Abstract

In Muslim, trader, nomad, spy, Sulmaan Wasif Khan gives an account of how events in Tibet from the 1950s to the early 1960s informed not just important elements of Chinese foreign policy, but also wider relations among Third World states in an era of post-colonial statebuilding. As bottom-up history, it is a delightful corrective to reductionist accounts of international relations which focus on state capitals—there are not many analyses of diplomatic history which start from the subnational level. It also sheds light on developments in Tibet during a crucial period for the region. Khan argues that in the 1950s, ‘the Chinese state was weak in the Tibetan borderlands; that addressing that weakness caused the PRC to change from empire-lite to a harder imperial formation; and that the transition brought about a shift in Chinese foreign policy during the Cold War’ (pp. 4–5).

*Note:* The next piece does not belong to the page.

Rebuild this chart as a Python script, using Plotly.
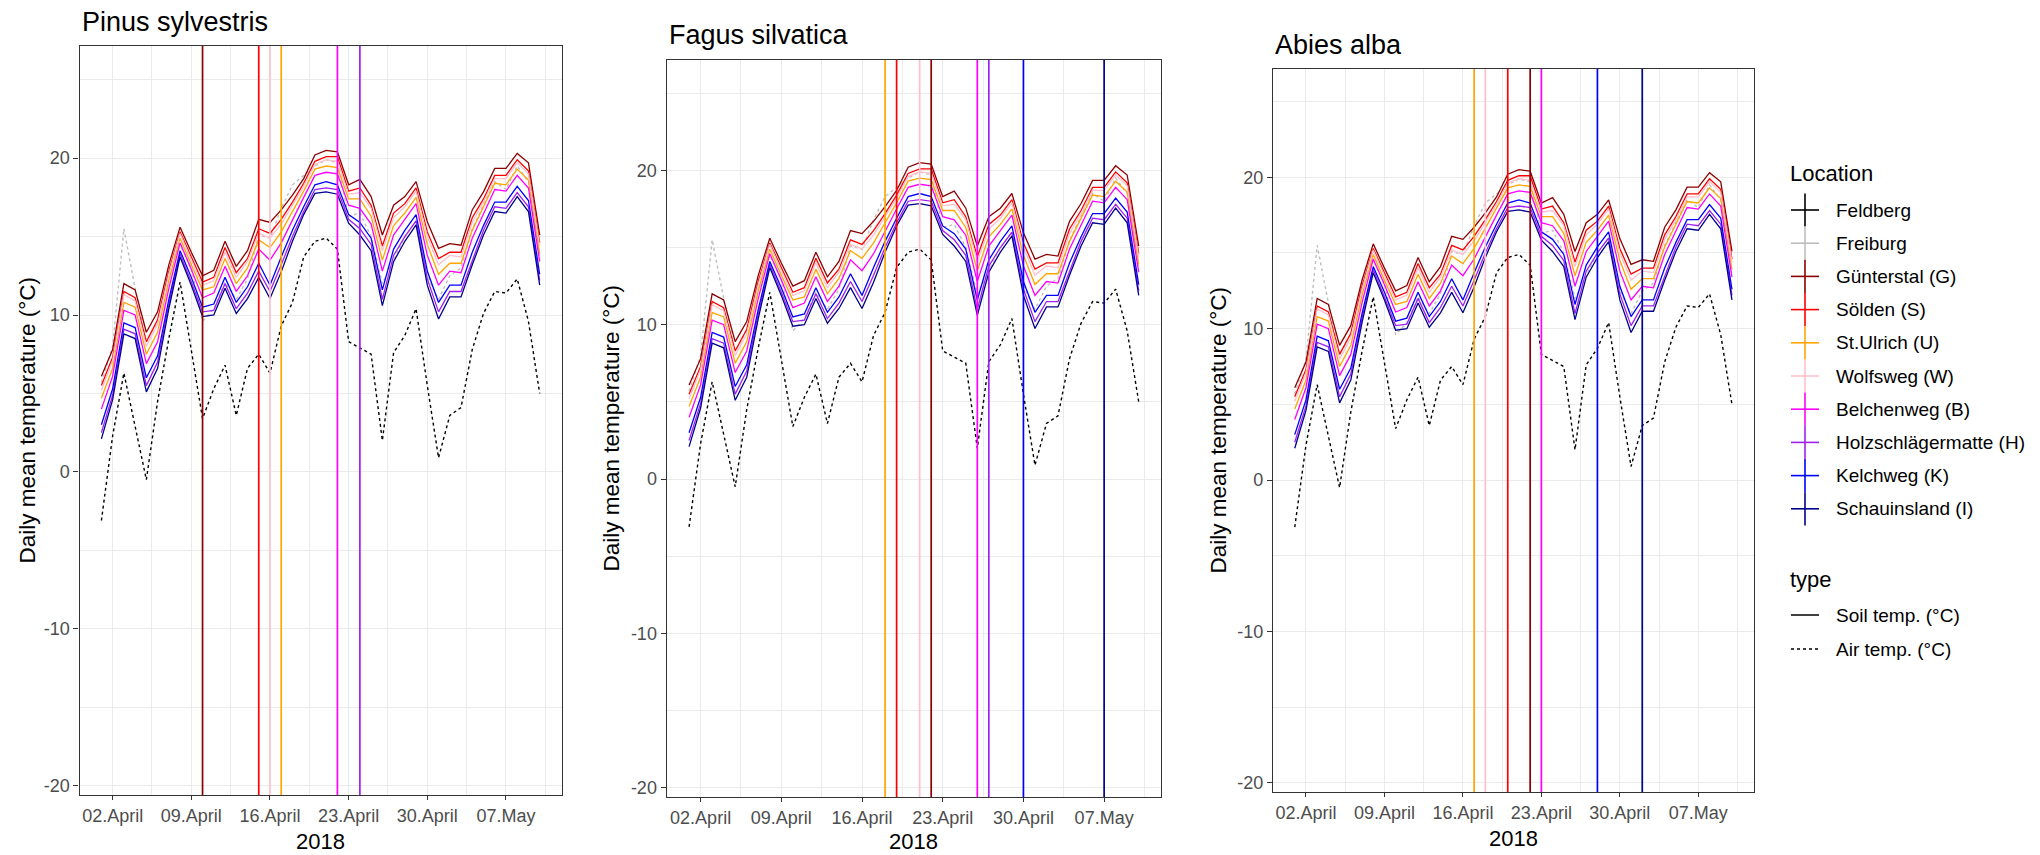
import pandas as pd
import plotly.graph_objects as go

W, H = 2040, 855

# ---------------- data ----------------
dates = list(pd.date_range("2018-04-01", "2018-05-10", freq="D"))

feldberg_air = [-3.1, 2.3, 6.3, 2.9, -0.5, 4.5, 8.5, 12.1, 7.7, 3.4, 5.3, 6.8, 3.6, 6.6, 7.5, 6.3,
                9.3, 10.8, 13.7, 14.7, 14.9, 14.2, 8.3, 7.9, 7.5, 2.0, 7.6, 8.7, 10.4, 5.5, 0.9, 3.6,
                4.1, 7.8, 10.1, 11.5, 11.4, 12.3, 9.6, 5.0]
freiburg_air = [5.7, 8.0, 15.5, 11.7, 8.3, 9.6, 13.0, 14.5, 13.0, 9.6, 10.4, 12.1, 11.0, 12.3, 15.1, 14.9,
                16.8, 18.3, 18.9, 19.5, 19.9, 19.7, 16.3, 16.5, 15.0, 12.0, 13.5, 15.0, 16.0, 12.5, 11.0, 12.5,
                13.0, 15.5, 17.0, 18.5, 18.0, 19.5, 18.5, 13.5]
guenterstal = [6.1, 7.8, 12.0, 11.6, 8.9, 10.2, 13.2, 15.6, 14.0, 12.5, 12.85, 14.7, 13.1, 14.1, 16.1, 15.9,
               16.7, 17.65, 18.7, 20.2, 20.5, 20.4, 18.3, 18.65, 17.55, 15.1, 17.0, 17.55, 18.5, 15.95, 14.25, 14.55,
               14.45, 16.7, 17.85, 19.35, 19.35, 20.3, 19.7, 15.1]
soelden = [5.5, 7.3, 11.5, 11.1, 8.3, 9.7, 12.8, 15.3, 13.7, 12.1, 12.4, 14.3, 12.7, 13.6, 15.5, 15.2,
           16.1, 17.2, 18.4, 19.8, 20.1, 20.1, 17.9, 18.1, 17.0, 14.4, 16.5, 17.1, 18.1, 15.3, 13.6, 14.0,
           14.0, 16.2, 17.4, 18.9, 18.9, 19.9, 19.2, 14.6]
st_ulrich = [4.7, 6.6, 10.8, 10.5, 7.5, 8.9, 12.2, 14.9, 13.2, 11.6, 11.8, 13.6, 12.0, 13.0, 14.8, 14.3,
             15.3, 16.6, 17.9, 19.3, 19.5, 19.4, 17.4, 17.4, 16.3, 13.5, 15.7, 16.5, 17.5, 14.5, 12.6, 13.3,
             13.3, 15.4, 16.9, 18.4, 18.3, 19.3, 18.6, 13.9]
wolfsweg = [5.2, 7.1, 11.3, 10.9, 8.0, 9.4, 12.6, 15.2, 13.5, 11.9, 12.2, 14.0, 12.4, 13.4, 15.2, 14.9,
            15.8, 17.0, 18.2, 19.6, 19.9, 19.8, 17.7, 17.8, 16.8, 14.1, 16.2, 16.9, 17.9, 15.0, 13.2, 13.8,
            13.7, 15.9, 17.2, 18.7, 18.7, 19.7, 19.0, 14.4]
belchenweg = [4.0, 6.1, 10.3, 10.0, 6.9, 8.3, 11.7, 14.6, 12.9, 11.1, 11.4, 13.1, 11.5, 12.5, 14.2, 13.5,
              14.6, 16.1, 17.5, 18.9, 19.1, 19.0, 17.0, 16.8, 15.8, 12.8, 15.1, 16.1, 17.1, 13.8, 11.9, 12.8,
              12.7, 14.9, 16.4, 18.0, 17.9, 18.9, 18.1, 13.4]
holzschlaeger = [2.5, 4.9, 9.1, 8.8, 5.5, 7.0, 10.7, 13.9, 12.1, 10.2, 10.3, 12.0, 10.4, 11.4, 12.8, 11.5,
                 13.2, 15.0, 16.6, 18.0, 18.1, 18.0, 16.1, 15.5, 14.5, 11.0, 13.8, 15.0, 16.0, 12.3, 10.2, 11.5,
                 11.5, 13.5, 15.4, 16.9, 16.8, 17.8, 16.9, 12.2]
kelchweg = [3.0, 5.3, 9.5, 9.2, 6.0, 7.4, 11.0, 14.1, 12.4, 10.5, 10.7, 12.4, 10.8, 11.8, 13.3, 11.9,
            13.7, 15.4, 16.9, 18.3, 18.5, 18.3, 16.4, 15.9, 14.9, 11.6, 14.2, 15.4, 16.4, 12.8, 10.8, 11.9,
            11.9, 14.0, 15.7, 17.2, 17.2, 18.2, 17.3, 12.6]
schauinsland = [2.1, 4.6, 8.8, 8.5, 5.1, 6.6, 10.4, 13.7, 11.9, 9.9, 10.0, 11.7, 10.1, 11.05, 12.4, 11.05,
                12.75, 14.7, 16.4, 17.75, 17.85, 17.7, 15.85, 15.1, 14.1, 10.6, 13.4, 14.7, 15.75, 11.9, 9.75, 11.15,
                11.15, 13.2, 15.1, 16.6, 16.5, 17.55, 16.6, 11.9]

locations = ["Feldberg", "Freiburg", "Günterstal (G)", "Sölden (S)", "St.Ulrich (U)", "Wolfsweg (W)",
             "Belchenweg (B)", "Holzschlägermatte (H)", "Kelchweg (K)", "Schauinsland (I)"]
types = ["Soil temp. (°C)", "Air temp. (°C)"]

y_tick_vals = [-20, -10, 0, 10, 20]
y_tick_text = ["-20", "-10", "0", "10", "20"]

air_series = {"Feldberg": feldberg_air, "Freiburg": freiburg_air}
soil_series = {
    "Günterstal (G)": guenterstal, "Sölden (S)": soelden, "St.Ulrich (U)": st_ulrich,
    "Wolfsweg (W)": wolfsweg, "Belchenweg (B)": belchenweg,
    "Holzschlägermatte (H)": holzschlaeger, "Kelchweg (K)": kelchweg,
    "Schauinsland (I)": schauinsland,
}

species = ["Pinus sylvestris", "Fagus silvatica", "Abies alba"]
event_locs = [
    ["Günterstal (G)", "Sölden (S)", "Wolfsweg (W)", "St.Ulrich (U)", "Belchenweg (B)", "Holzschlägermatte (H)"],
    ["St.Ulrich (U)", "Sölden (S)", "Wolfsweg (W)", "Günterstal (G)", "Belchenweg (B)", "Holzschlägermatte (H)",
     "Kelchweg (K)", "Schauinsland (I)"],
    ["St.Ulrich (U)", "Wolfsweg (W)", "Sölden (S)", "Günterstal (G)", "Belchenweg (B)", "Kelchweg (K)",
     "Schauinsland (I)"],
]
event_dates = [
    ["2018-04-10", "2018-04-15", "2018-04-16", "2018-04-17", "2018-04-22", "2018-04-24"],
    ["2018-04-18", "2018-04-19", "2018-04-21", "2018-04-22", "2018-04-26", "2018-04-27", "2018-04-30", "2018-05-07"],
    ["2018-04-17", "2018-04-18", "2018-04-20", "2018-04-22", "2018-04-23", "2018-04-28", "2018-05-02"],
]

# ---------------- styles ----------------
colors = {
    "Feldberg": "#000000", "Freiburg": "#BEBEBE", "Günterstal (G)": "#8B0000", "Sölden (S)": "#FF0000",
    "St.Ulrich (U)": "#FFA500", "Wolfsweg (W)": "#FFC0CB", "Belchenweg (B)": "#FF00FF",
    "Holzschlägermatte (H)": "#A020F0", "Kelchweg (K)": "#0000FF", "Schauinsland (I)": "#00008B",
}
FONT = "Liberation Sans, Arial, sans-serif"

# panel boxes in pixels: (left, right, top, bottom)
panels = [(79.5, 561.6, 46, 795), (666.6, 1161.2, 60, 797), (1272.9, 1753.8, 69, 792)]
title_y = [22, 35, 45]
ytitle_x = [27, 611, 1218]
xtitle_y = [841, 841, 838]

def px(x):
    return x / W

def py(y):
    return 1 - y / H

XR = ["2018-03-30 01:12", "2018-05-11 22:48"]
YR = [-20.6, 27.15]
DAY = 86400000

fig = go.Figure()
annotations = []
shapes = []

for k in range(3):
    xa = "x" if k == 0 else f"x{k+1}"
    ya = "y" if k == 0 else f"y{k+1}"
    # air temperature (dotted)
    for loc, vals in air_series.items():
        fig.add_trace(go.Scatter(x=dates, y=vals, mode="lines", xaxis=xa, yaxis=ya,
                                 line=dict(color=colors[loc], width=1.4, dash="dot"),
                                 showlegend=False, hoverinfo="skip"))
    # soil temperature (solid)
    for loc, vals in soil_series.items():
        fig.add_trace(go.Scatter(x=dates, y=vals, mode="lines", xaxis=xa, yaxis=ya,
                                 line=dict(color=colors[loc], width=1.3),
                                 showlegend=False, hoverinfo="skip"))
    # vertical event lines
    for loc, d in zip(event_locs[k], event_dates[k]):
        fig.add_trace(go.Scatter(x=[d, d], y=YR, mode="lines", xaxis=xa, yaxis=ya,
                                 line=dict(color=colors[loc], width=1.7),
                                 showlegend=False, hoverinfo="skip"))

    l, r, t, b = panels[k]
    axx = dict(domain=[px(l), px(r)], anchor=ya, type="date", range=XR,
               tick0="2018-04-02", dtick=7 * DAY, tickformat="%d.%B",
               showline=True, mirror=True, linecolor="#333333", linewidth=1.2,
               ticks="outside", ticklen=4, tickwidth=1.2, tickcolor="#333333",
               showgrid=True, gridcolor="#EBEBEB", gridwidth=1.4, zeroline=False,
               tickfont=dict(family=FONT, size=18, color="#4D4D4D"),
               minor=dict(tick0="2018-03-29 12:00", dtick=3.5 * DAY, showgrid=True,
                          gridcolor="#EBEBEB", gridwidth=0.7, ticks=""))
    axy = dict(domain=[py(b), py(t)], anchor=xa, range=YR,
               tickmode="array", tickvals=y_tick_vals, ticktext=y_tick_text,
               showline=True, mirror=True, linecolor="#333333", linewidth=1.2,
               ticks="outside", ticklen=5, tickwidth=1.2, tickcolor="#333333",
               showgrid=True, gridcolor="#EBEBEB", gridwidth=1.4, zeroline=False,
               tickfont=dict(family=FONT, size=18, color="#4D4D4D"),
               minor=dict(tick0=5, dtick=10, showgrid=True, gridcolor="#EBEBEB", gridwidth=0.7, ticks=""))
    fig.update_layout(**{("xaxis" if k == 0 else f"xaxis{k+1}"): axx,
                         ("yaxis" if k == 0 else f"yaxis{k+1}"): axy})

    annotations.append(dict(text=species[k], x=px(l), y=py(title_y[k]), xref="paper", yref="paper",
                            xanchor="left", yanchor="middle", showarrow=False,
                            font=dict(family=FONT, size=27, color="#000000")))
    annotations.append(dict(text="Daily mean temperature (°C)", x=px(ytitle_x[k]), y=py((t + b) / 2),
                            xref="paper", yref="paper", xanchor="center", yanchor="middle",
                            textangle=-90, showarrow=False,
                            font=dict(family=FONT, size=22.5, color="#000000")))
    annotations.append(dict(text="2018", x=px((l + r) / 2), y=py(xtitle_y[k]), xref="paper", yref="paper",
                            xanchor="center", yanchor="middle", showarrow=False,
                            font=dict(family=FONT, size=22, color="#000000")))

# ---------------- manual legend ----------------
LX0, LX1, LXC, LTX = 1791, 1819, 1805, 1834
annotations.append(dict(text="Location", x=px(1788), y=py(173), xref="paper", yref="paper",
                        xanchor="left", yanchor="middle", showarrow=False,
                        font=dict(family=FONT, size=22, color="#000000")))
for j, loc in enumerate(locations):
    yc = 210 + 33.2 * j
    c = colors[loc]
    shapes.append(dict(type="line", xref="paper", yref="paper", x0=px(LX0), x1=px(LX1),
                       y0=py(yc), y1=py(yc), line=dict(color=c, width=1.6)))
    shapes.append(dict(type="line", xref="paper", yref="paper", x0=px(LXC), x1=px(LXC),
                       y0=py(yc - 16.6), y1=py(yc + 16.6), line=dict(color=c, width=1.6)))
    annotations.append(dict(text=loc, x=px(LTX), y=py(yc), xref="paper", yref="paper",
                            xanchor="left", yanchor="middle", showarrow=False,
                            font=dict(family=FONT, size=19, color="#000000")))

annotations.append(dict(text="type", x=px(1788), y=py(579), xref="paper", yref="paper",
                        xanchor="left", yanchor="middle", showarrow=False,
                        font=dict(family=FONT, size=22, color="#000000")))
for j, (tname, dash) in enumerate(zip(types, ["solid", "dot"])):
    yc = 615 + 34 * j
    shapes.append(dict(type="line", xref="paper", yref="paper", x0=px(LX0), x1=px(LX1),
                       y0=py(yc), y1=py(yc), line=dict(color="#000000", width=1.5, dash=dash)))
    annotations.append(dict(text=tname, x=px(LTX), y=py(yc), xref="paper", yref="paper",
                            xanchor="left", yanchor="middle", showarrow=False,
                            font=dict(family=FONT, size=19, color="#000000")))

fig.update_layout(width=W, height=H, margin=dict(l=0, r=0, t=0, b=0),
                  paper_bgcolor="#FFFFFF", plot_bgcolor="#FFFFFF",
                  showlegend=False, annotations=annotations, shapes=shapes,
                  font=dict(family=FONT))

fig.write_html("out.html", config={"displayModeBar": False},
               post_script="document.body.style.margin='0px';document.body.style.overflow='hidden';")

The shifts in Chinese foreign policy have had long-lasting consequences. Khan shows how the ‘five principles of peaceful coexistence’ of 1954 (namely mutual respect for territorial integrity and sovereignty; mutual non-aggression; non-interference in others' internal affairs; equality and mutual benefit; and peaceful coexistence), which remain a central part of Chinese diplomatic rhetoric, emerged from interactions with India over managing trade in the Tibetan borderlands. Because events in those geo-strategically important borderlands contributed to the breakdown in Sino-Indian relations and the conflict between the two countries in 1962, China's Tibetan frontiers would not just play a role in relations between these two Asian powers, but affect the prospects for Third World solidarity for the rest of the Cold War.